The lines from the top of the material below through the line containing "const yTickValues = [-10, -5, 0, 5, 10, 15, 20];" are to be printed exactly, with pictures omitted.

:::::

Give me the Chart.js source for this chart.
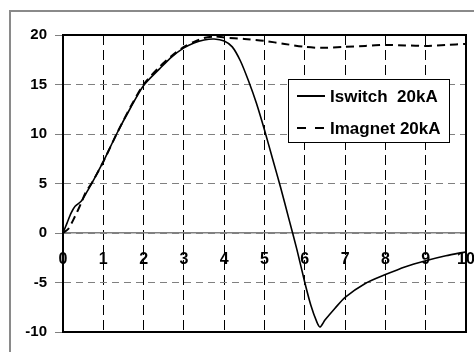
<!DOCTYPE html>
<html>
<head>
<meta charset="utf-8">
<script src="https://cdn.jsdelivr.net/npm/chart.js@4/dist/chart.umd.min.js"></script>
<style>
  html, body { margin: 0; padding: 0; background: #fff; }
  #wrap { width: 474px; height: 352px; }
</style>
</head>
<body>
<div id="wrap"><canvas id="c" width="474" height="352"></canvas></div>
<script>
// ---- data ----
const seriesLabels = ['Iswitch  20kA', 'Imagnet 20kA'];
const xTickValues = [0, 1, 2, 3, 4, 5, 6, 7, 8, 9, 10];
const yTickValues = [-10, -5, 0, 5, 10, 15, 20];

const iswitchT = [0, 0.1, 0.2, 0.3, 0.45, 0.6, 0.75, 1.0, 1.33, 1.67, 2.0, 2.4, 2.7, 3.0, 3.25, 3.5, 3.75, 4.0, 4.2, 4.4, 4.6, 4.8, 5.0, 5.2, 5.4, 5.6, 5.8, 6.0, 6.15, 6.3, 6.38, 6.5, 6.75, 7.0, 7.5, 8.0, 8.5, 9.0, 9.5, 10.0];
const iswitchI = [0, 1.0, 2.0, 2.7, 3.2, 4.2, 5.3, 7.2, 10.0, 12.6, 14.9, 16.6, 17.8, 18.7, 19.2, 19.5, 19.6, 19.4, 18.8, 17.4, 15.4, 13.1, 10.4, 7.5, 4.6, 1.5, -1.6, -5.0, -7.3, -9.0, -9.5, -8.8, -7.6, -6.5, -5.1, -4.2, -3.4, -2.8, -2.3, -1.9];

const imagnetT = [0, 0.13, 0.3, 0.46, 0.55, 0.75, 1.0, 1.33, 1.67, 2.0, 2.4, 2.7, 3.0, 3.25, 3.5, 3.75, 4.0, 4.5, 5.0, 5.5, 6.0, 6.4, 7.0, 7.5, 8.0, 8.5, 9.0, 9.5, 10.0];
const imagnetI = [0, 0.4, 1.7, 3.1, 4.0, 5.3, 7.2, 10.0, 12.7, 15.0, 16.8, 17.9, 18.8, 19.3, 19.7, 19.85, 19.75, 19.6, 19.4, 19.1, 18.8, 18.7, 18.8, 18.9, 19.0, 18.95, 18.9, 19.0, 19.1];

const toPoints = (xs, ys) => xs.map((x, i) => ({ x: x, y: ys[i] }));

const FONT = '"Liberation Sans", Arial, Helvetica, sans-serif';

const framePlugin = {
  id: 'frame',
  beforeDraw(chart) {
    const ctx = chart.ctx;
    ctx.save();
    ctx.strokeStyle = '#8a8a8a';
    ctx.lineWidth = 2;
    ctx.beginPath();
    ctx.moveTo(10, chart.height);
    ctx.lineTo(10, 11);
    ctx.lineTo(chart.width, 11);
    ctx.stroke();
    ctx.restore();
  },
  beforeDatasetsDraw(chart) {
    const a = chart.chartArea;
    const ctx = chart.ctx;
    ctx.save();
    ctx.strokeStyle = '#000';
    ctx.lineWidth = 2;
    ctx.strokeRect(a.left, a.top, a.right - a.left, a.bottom - a.top);
    ctx.restore();
  },
  afterDraw(chart) {
    const ctx = chart.ctx;
    const bx = 288.5, by = 79.5, bw = 161, bh = 63;
    ctx.save();
    ctx.fillStyle = '#fff';
    ctx.fillRect(bx, by, bw, bh);
    ctx.strokeStyle = '#000';
    ctx.lineWidth = 1;
    ctx.strokeRect(bx, by, bw, bh);
    const rows = [96, 128];
    chart.data.datasets.forEach((ds, i) => {
      const y = rows[i];
      ctx.beginPath();
      ctx.lineWidth = 2;
      ctx.strokeStyle = '#000';
      ctx.setLineDash(i === 1 ? [9, 9] : []);
      ctx.moveTo(297, y);
      ctx.lineTo(325, y);
      ctx.stroke();
      ctx.setLineDash([]);
      ctx.fillStyle = '#000';
      ctx.font = 'bold 17px ' + FONT;
      ctx.textBaseline = 'middle';
      ctx.textAlign = 'left';
      ctx.fillText(ds.label, 330, y + 1);
    });
    ctx.restore();
  }
};

new Chart(document.getElementById('c'), {
  type: 'line',
  data: {
    datasets: [
      {
        label: seriesLabels[0],
        data: toPoints(iswitchT, iswitchI),
        borderColor: '#000',
        borderWidth: 1.6,
        pointRadius: 0,
        tension: 0.25,
        fill: false
      },
      {
        label: seriesLabels[1],
        data: toPoints(imagnetT, imagnetI),
        borderColor: '#000',
        borderWidth: 2,
        borderDash: [8, 5],
        pointRadius: 0,
        tension: 0.25,
        fill: false
      }
    ]
  },
  options: {
    responsive: false,
    animation: false,
    layout: { padding: { left: 0, right: 8, top: 35, bottom: 20 } },
    plugins: {
      legend: { display: false },
      tooltip: { enabled: false }
    },
    scales: {
      x: {
        type: 'linear',
        min: 0,
        max: 10,
        position: { y: 0 },
        afterBuildTicks: s => { s.ticks = xTickValues.map(v => ({ value: v })); },
        afterFit: s => { s.paddingLeft = 0; s.paddingRight = 0; },
        ticks: {
          color: '#000',
          padding: 17,
          maxRotation: 0,
          autoSkip: false,
          font: { family: FONT, size: 16, weight: 'bold' }
        },
        grid: { color: '#000', lineWidth: 1, drawTicks: false },
        border: { color: '#808080', width: 1.5, dash: [10, 5] }
      },
      y: {
        type: 'linear',
        min: -10,
        max: 20,
        afterBuildTicks: s => { s.ticks = yTickValues.map(v => ({ value: v })); },
        afterFit: s => { s.width = 63; s.paddingTop = 0; s.paddingBottom = 0; },
        ticks: {
          color: '#000',
          padding: 8,
          font: { family: FONT, size: 15, weight: 'bold' }
        },
        grid: { color: '#808080', lineWidth: 1, tickLength: 8 },
        border: { color: '#000', width: 2, dash: [7, 5] }
      }
    }
  },
  plugins: [framePlugin]
});
</script>
</body>
</html>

:::::

* _Response for this exercise_
Give me the Chart.js source for this chart.
<!DOCTYPE html>
<html>
<head>
<meta charset="utf-8">
<script src="https://cdn.jsdelivr.net/npm/chart.js@4/dist/chart.umd.min.js"></script>
<style>
  html, body { margin: 0; padding: 0; background: #fff; }
  #wrap { width: 474px; height: 352px; }
</style>
</head>
<body>
<div id="wrap"><canvas id="c" width="474" height="352"></canvas></div>
<script>
// ---- data ----
const seriesLabels = ['Iswitch  20kA', 'Imagnet 20kA'];
const xTickValues = [0, 1, 2, 3, 4, 5, 6, 7, 8, 9, 10];
const yTickValues = [-10, -5, 0, 5, 10, 15, 20];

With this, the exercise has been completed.